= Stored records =
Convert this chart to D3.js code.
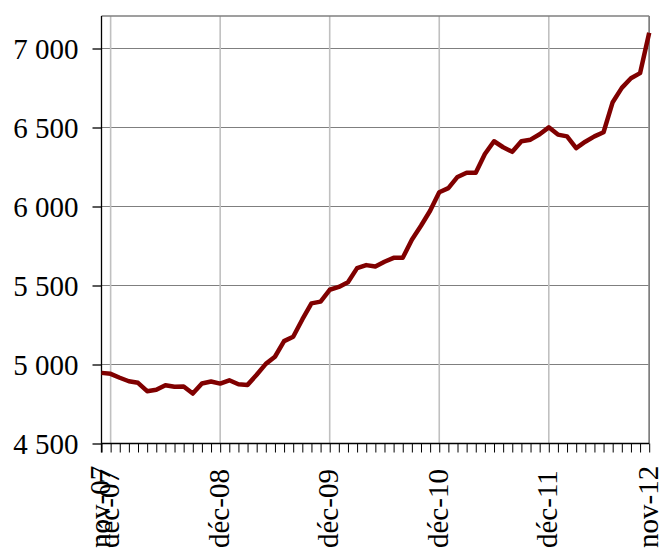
<!DOCTYPE html>
<html>
<head>
<meta charset="utf-8">
<script src="https://cdn.jsdelivr.net/npm/d3@7"></script>
<style>
  html, body { margin: 0; padding: 0; background: #fff; }
  svg { display: block; }
  text { font-family: "Liberation Serif", "Times New Roman", serif; fill: #000; }
</style>
</head>
<body>
<script>
const months = [
  "nov-07","déc-07",
  "janv-08","févr-08","mars-08","avr-08","mai-08","juin-08","juil-08","août-08","sept-08","oct-08","nov-08","déc-08",
  "janv-09","févr-09","mars-09","avr-09","mai-09","juin-09","juil-09","août-09","sept-09","oct-09","nov-09","déc-09",
  "janv-10","févr-10","mars-10","avr-10","mai-10","juin-10","juil-10","août-10","sept-10","oct-10","nov-10","déc-10",
  "janv-11","févr-11","mars-11","avr-11","mai-11","juin-11","juil-11","août-11","sept-11","oct-11","nov-11","déc-11",
  "janv-12","févr-12","mars-12","avr-12","mai-12","juin-12","juil-12","août-12","sept-12","oct-12","nov-12"
];
const values = [
  4947, 4941,
  4916, 4894, 4884, 4831, 4840, 4869, 4859, 4861, 4816, 4880, 4892, 4879,
  4900, 4875, 4871, 4935, 5004, 5049, 5148, 5176, 5285, 5387, 5398, 5473,
  5491, 5521, 5610, 5629, 5620, 5650, 5675, 5675, 5790, 5878, 5973, 6090,
  6116, 6187, 6214, 6214, 6332, 6413, 6375, 6346, 6413, 6423, 6457, 6501,
  6455, 6444, 6370, 6410, 6444, 6470, 6660, 6751, 6812, 6844, 7100
];
const shownLabels = ["nov-07","déc-07","déc-08","déc-09","déc-10","déc-11","nov-12"];
const gridMonths = ["déc-07","déc-08","déc-09","déc-10","déc-11","nov-12"];
const yTicks = [4500, 5000, 5500, 6000, 6500, 7000];

const W = 661, H = 553;
const pLeft = 101.5, pRight = 649.2, pTop = 16, pBottom = 443.5;

const svg = d3.select("body").append("svg").attr("width", W).attr("height", H);

const x = d3.scalePoint().domain(months).range([pLeft, pRight]);
const y = d3.scaleLinear().domain([4500, 7200]).range([pBottom, 16.9]);

const fmt = v => d3.format(",")(v).replace(",", " ");

// horizontal gridlines
svg.append("g").selectAll("line").data(yTicks.filter(v => v > 4500)).join("line")
  .attr("x1", pLeft).attr("x2", pRight)
  .attr("y1", d => y(d)).attr("y2", d => y(d))
  .attr("stroke", "#7f7f7f").attr("stroke-width", 1.2);

// vertical gridlines
svg.append("g").selectAll("line").data(gridMonths).join("line")
  .attr("x1", d => x(d)).attr("x2", d => x(d))
  .attr("y1", pTop).attr("y2", pBottom)
  .attr("stroke", "#c0c0c0").attr("stroke-width", 1.6);

// frame top & right
svg.append("line").attr("x1", pLeft).attr("x2", pRight).attr("y1", pTop).attr("y2", pTop)
  .attr("stroke", "#7f7f7f").attr("stroke-width", 1.6);
svg.append("line").attr("x1", pRight).attr("x2", pRight).attr("y1", pTop).attr("y2", pBottom)
  .attr("stroke", "#7f7f7f").attr("stroke-width", 1.6);

// y axis
const yAxis = d3.axisLeft(y).tickValues(yTicks).tickSize(9).tickPadding(14).tickFormat(fmt);
const gy = svg.append("g").attr("transform", `translate(${pLeft},0)`).call(yAxis);
gy.select(".domain").attr("stroke", "#000").attr("stroke-width", 1.3)
  .attr("d", `M0,${pTop}V${pBottom + 9}`);
gy.selectAll(".tick line").attr("stroke", "#000").attr("stroke-width", 1.3);
gy.selectAll(".tick text").attr("font-size", 29).attr("font-family", "Liberation Serif, Times New Roman, serif")
  .attr("dy", "0.34em");

// x axis
const xAxis = d3.axisBottom(x).tickSize(9).tickFormat("");
const gx = svg.append("g").attr("transform", `translate(0,${pBottom})`).call(xAxis);
gx.select(".domain").attr("stroke", "#000").attr("stroke-width", 1.3)
  .attr("d", `M${pLeft},0H${pRight}`);
gx.selectAll(".tick line").attr("stroke", "#000").attr("stroke-width", 1);

// x labels
svg.append("g").selectAll("text").data(shownLabels).join("text")
  .attr("transform", d => `translate(${x(d)},548) rotate(-90)`)
  .attr("text-anchor", "start")
  .attr("dy", "0.3em")
  .attr("font-size", 29)
  .text(d => d);

// line
const line = d3.line().x((d, i) => x(months[i])).y(d => y(d));
svg.append("path").datum(values)
  .attr("d", line)
  .attr("fill", "none")
  .attr("stroke", "#800000")
  .attr("stroke-width", 4.5)
  .attr("stroke-linejoin", "round");
</script>
</body>
</html>
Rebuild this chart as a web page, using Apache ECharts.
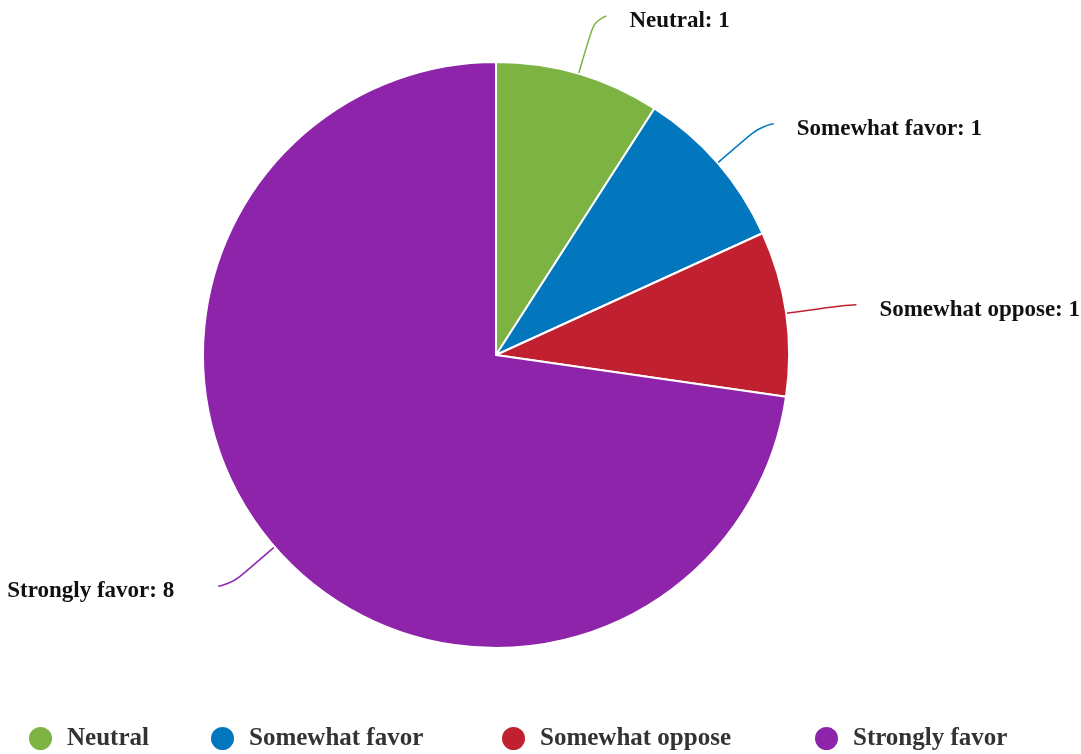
<!DOCTYPE html>
<html>
<head>
<meta charset="utf-8">
<title>Opinion breakdown</title>
<script src="https://cdn.jsdelivr.net/npm/echarts@6/dist/echarts.min.js"></script>
<style>
  html, body { margin: 0; padding: 0; background: #ffffff; }
  #chart { width: 1081px; height: 754px; }
</style>
</head>
<body>
<div id="chart"></div>
<script>
// Response categories and counts
const categories = ['Neutral', 'Somewhat favor', 'Somewhat oppose', 'Strongly favor'];
const counts = [1, 1, 1, 8];
const colors = ['#7cb342', '#0277bd', '#c0202f', '#8e24aa'];

// Left edge of each legend entry, in pixels
const legendLeft = [27, 209, 500, 813];

const font = '"Liberation Serif", "Times New Roman", serif';

const chart = echarts.init(document.getElementById('chart'));

const legends = categories.map((name, i) => ({
  data: [name],
  left: legendLeft[i],
  top: 725,
  padding: 0,
  icon: 'circle',
  itemWidth: 25,
  itemHeight: 25,
  textStyle: {
    fontFamily: font,
    fontWeight: 'bold',
    fontSize: 25,
    color: '#333333',
    padding: [0, 0, 0, 9]
  }
}));

// The large slice's label sits a little further from its leader line
const labelGap = [23, 23, 23, 44];

chart.setOption({
  animation: false,
  color: colors,
  legend: legends,
  series: [{
    type: 'pie',
    center: [496, 355],
    radius: 293,
    startAngle: 90,
    clockwise: true,
    avoidLabelOverlap: false,
    itemStyle: { borderColor: '#ffffff', borderWidth: 2 },
    label: {
      show: true,
      formatter: '{b}: {c}',
      fontFamily: font,
      fontWeight: 'bold',
      fontSize: 23,
      color: '#111111',
      overflow: 'none'
    },
    labelLayout: { dy: 5 },
    labelLine: {
      show: true,
      length: 60,
      length2: 11,
      smooth: 0.8,
      lineStyle: { width: 1.5 }
    },
    data: categories.map((name, i) => ({
      name: name,
      value: counts[i],
      label: { distanceToLabelLine: labelGap[i] }
    }))
  }]
});
</script>
</body>
</html>
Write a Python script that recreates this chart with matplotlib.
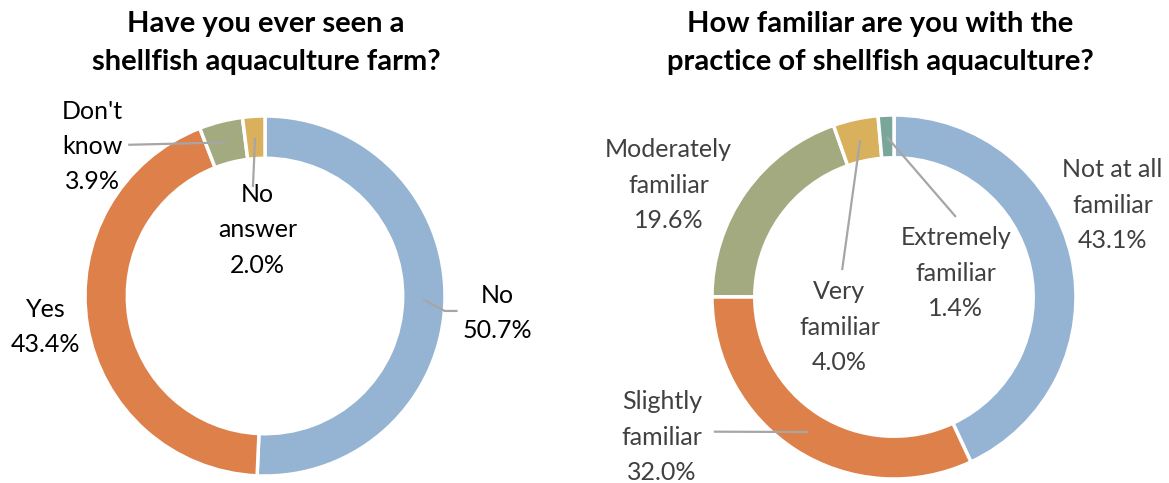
import matplotlib

matplotlib.use("Agg")
import matplotlib.pyplot as plt
import numpy as np

plt.rcParams["font.family"] = ["Lato", "DejaVu Sans"]

# Survey responses (percent)
seen_labels = ["No", "Yes", "Don't\nknow", "No\nanswer"]
seen_values = [50.7, 43.4, 3.9, 2.0]
seen_colors = ["#95B4D4", "#DE8049", "#A3AA7F", "#D9B05C"]

fam_labels = ["Not at all\nfamiliar", "Slightly\nfamiliar", "Moderately\nfamiliar",
              "Very\nfamiliar", "Extremely\nfamiliar"]
fam_values = [43.1, 32.0, 19.6, 4.0, 1.4]
fam_colors = ["#95B4D4", "#DE8049", "#A3AA7F", "#D9B05C", "#7AA69A"]

W, H = 1169, 483
LEADER = "#A6A6A6"


def px_axes(fig, cx, cy, r):
    # square axes centred on pixel (cx, cy) with half-size r
    return fig.add_axes([(cx - r) / W, 1 - (cy + r) / H, 2 * r / W, 2 * r / H])


def mid_point(values, i, rad=0.88):
    total = sum(values)
    start = sum(values[:i]) / total
    theta = 2 * np.pi * (start + values[i] / total / 2)
    return rad * np.sin(theta), rad * np.cos(theta)


def donut(ax, values, colors):
    ax.pie(values, colors=colors, startangle=90, counterclock=False, radius=1.0,
           wedgeprops=dict(width=0.235, edgecolor="white", linewidth=2.5))
    ax.set_xlim(-1, 1)
    ax.set_ylim(-1, 1)
    ax.set_aspect("equal")
    ax.axis("off")


def label(ax, text, pct, pos, color, size=18):
    ax.text(pos[0], pos[1], f"{text}\n{pct:.1f}%", ha="center", va="center",
            fontsize=size, color=color, linespacing=1.65, clip_on=False)


def leader(ax, values, i, pts):
    x0, y0 = mid_point(values, i)
    xs = [x0] + [p[0] for p in pts]
    ys = [y0] + [p[1] for p in pts]
    ax.plot(xs, ys, color=LEADER, lw=1.6, clip_on=False, solid_capstyle="butt")


fig = plt.figure(figsize=(W / 100, H / 100), dpi=100)

# left: have you seen a farm
ax1 = px_axes(fig, 265, 296, 180)
donut(ax1, seen_values, seen_colors)
label(ax1, seen_labels[0], seen_values[0], (1.29, -0.094), "black")
label(ax1, seen_labels[1], seen_values[1], (-1.217, -0.172), "black")
label(ax1, seen_labels[2], seen_values[2], (-0.96, 0.83), "black")
label(ax1, seen_labels[3], seen_values[3], (-0.04, 0.367), "black")
leader(ax1, seen_values, 0, [(0.998, -0.083), (1.07, -0.083)])
leader(ax1, seen_values, 2, [(-0.76, 0.84)])
leader(ax1, seen_values, 3, [(-0.067, 0.605)])
fig.text(266 / W, 1 - 43 / H, "Have you ever seen a\nshellfish aquaculture farm?",
         ha="center", va="center", fontsize=21, fontweight="bold", linespacing=1.6)

# right: familiarity with shellfish aquaculture
ax2 = px_axes(fig, 894, 297, 182)
donut(ax2, fam_values, fam_colors)
gray = "#404040"
label(ax2, fam_labels[0], fam_values[0], (1.2, 0.505), gray)
label(ax2, fam_labels[1], fam_values[1], (-1.275, -0.77), gray)
label(ax2, fam_labels[2], fam_values[2], (-1.24, 0.615), gray)
label(ax2, fam_labels[3], fam_values[3], (-0.3, -0.165), gray)
label(ax2, fam_labels[4], fam_values[4], (0.34, 0.13), gray)
leader(ax2, fam_values, 1, [(-0.99, -0.74)])
leader(ax2, fam_values, 3, [(-0.285, 0.148)])
leader(ax2, fam_values, 4, [(0.34, 0.44)])
fig.text(880 / W, 1 - 43 / H, "How familiar are you with the\npractice of shellfish aquaculture?",
         ha="center", va="center", fontsize=21, fontweight="bold", linespacing=1.6)

fig.savefig("out.png", dpi=100)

= Task =
From the line containing "Rebuild this chart" to the line containing "const labelGap = [23, 23, 23, 44];", both lines included, give the text again exactly, without any pictures.

= Task output =
Rebuild this chart as a web page, using Apache ECharts.
<!DOCTYPE html>
<html>
<head>
<meta charset="utf-8">
<title>Opinion breakdown</title>
<script src="https://cdn.jsdelivr.net/npm/echarts@6/dist/echarts.min.js"></script>
<style>
  html, body { margin: 0; padding: 0; background: #ffffff; }
  #chart { width: 1081px; height: 754px; }
</style>
</head>
<body>
<div id="chart"></div>
<script>
// Response categories and counts
const categories = ['Neutral', 'Somewhat favor', 'Somewhat oppose', 'Strongly favor'];
const counts = [1, 1, 1, 8];
const colors = ['#7cb342', '#0277bd', '#c0202f', '#8e24aa'];

// Left edge of each legend entry, in pixels
const legendLeft = [27, 209, 500, 813];

const font = '"Liberation Serif", "Times New Roman", serif';

const chart = echarts.init(document.getElementById('chart'));

const legends = categories.map((name, i) => ({
  data: [name],
  left: legendLeft[i],
  top: 725,
  padding: 0,
  icon: 'circle',
  itemWidth: 25,
  itemHeight: 25,
  textStyle: {
    fontFamily: font,
    fontWeight: 'bold',
    fontSize: 25,
    color: '#333333',
    padding: [0, 0, 0, 9]
  }
}));

// The large slice's label sits a little further from its leader line
const labelGap = [23, 23, 23, 44];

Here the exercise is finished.